Rep. Richard Baker, R-La., is expected to offer an amendment that would delete the restraints on the Comptroller's office in a regulatory relief bill the House Banking Committee is scheduled to consider today.

Though the banking industry has railed against the proposed restraints on the agency, which were added to the bill over the weekend, some industry watchers said Rep. Baker faces an uphill battle in the face of Democratic opposition to the bill as a whole.

"The Democrats aren't going to lose any sleep about keeping (the Comptroller's prohibition) in, because the bill as a whole will be harder to pass with it included," said Karen Shaw, president of ISD/Shaw Inc., which tracks bank legislation and regulation.

"The odds are marginally in favor of keeping the Comptroller moratorium language in the bill," she added.

Today's deliberations on the measure are expected to become contentious even before the "Comptroller's moratorium" comes up. Nearly all Banking Committee Democrats are sternly opposed to the bill because of provisions such as those that would scale back the Community Reinvestment Act and increase consumers' liability in cases of credit card fraud.

Ranking Democrat Henry B. Gonzalez, D-Tex., referred to the bill, which was sponsored by Rep. Doug Bereuter, R-Neb., as "consumer grief."

"This markup is going to be a free-for-all, and the insurance issue is going to come up after hours and hours of debate on the regulatory relief provisions in the bill," said Edward L. Yingling, executive director for government relations for the American Bankers Association.

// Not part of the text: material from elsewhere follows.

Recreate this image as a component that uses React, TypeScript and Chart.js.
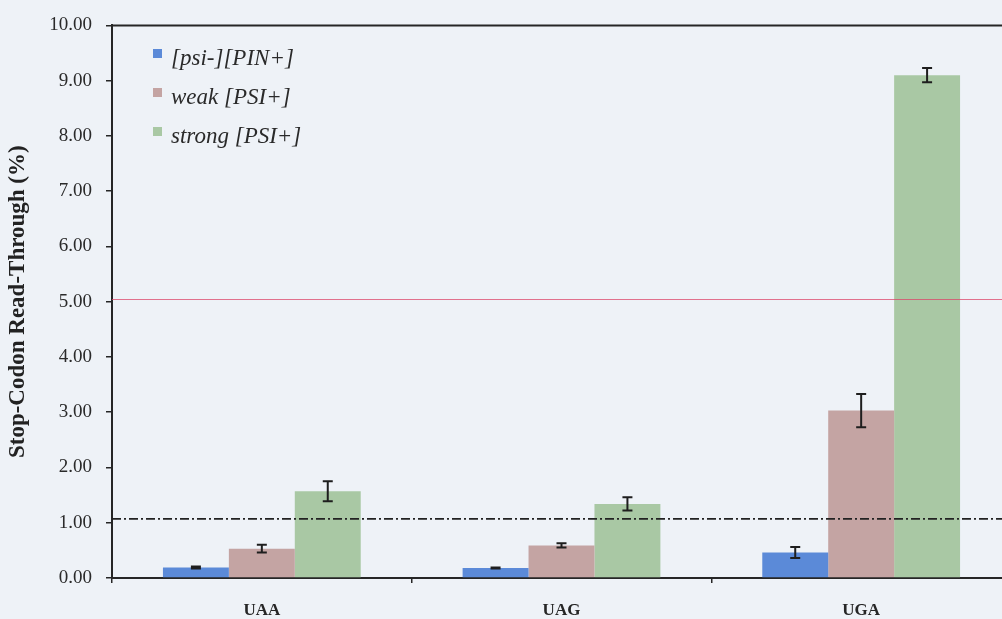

The administration, which also opposes the bill, on Monday strongly criticized the OCC restrictions. In a letter to House Banking Committee Chairman Jim Leach, Treasury Under Secretary John D. Hawke said that the Comptroller's moratorium is merely an attempt to circumvent a rift between the banking and insurance industries.

"The proposed prohibition would serve only to avoid the need to resolve an uncomfortable political standoff between banks and insurance agents, and would do so in a way that tips the balance in favor of the agents," Mr. Hawke said.

Mr. Hawke criticized the banking committee for failing to hear testimony on national banks' insurance sales.

"The proposed prohibition has thus far developed without public scrutiny - the product of private views and special interests," Mr. Hawke said.

A coalition of financial services groups,including the American Bankers Association, the Financial Services Council, and the Securities Industry Association, on Tuesday sent a letter to House Speaker Newt Gingrich, R- Ga., voicing their dismay over the Comptroller restrictions.

"Rather than promoting a comprehensive structure for modernizing our financial system, the approach currently being followed in the House of Representatives goes in the opposite direction," the letter said.

And adding to the flurry of communiques preceding today's deliberations was a letter from the Independent Insurance Agents of America, urging House Banking Committee lawmakers to oppose any amendments to remove the restraints on the Comptroller's office.

"This provision represents a delicate compromise between banking and insurance concerns over the prospective authority of the OCC," the letter said.

Jeff Meyers, spokesman for the agents, maintained that the OCC language does not roll back any current insurance powers of national banks.

"With respect to annuity sales, banks actually gain authority under this language, because such sales are expressly permitted even in those states which otherwise prohibit bank insurance sales activities," Mr. Meyers said.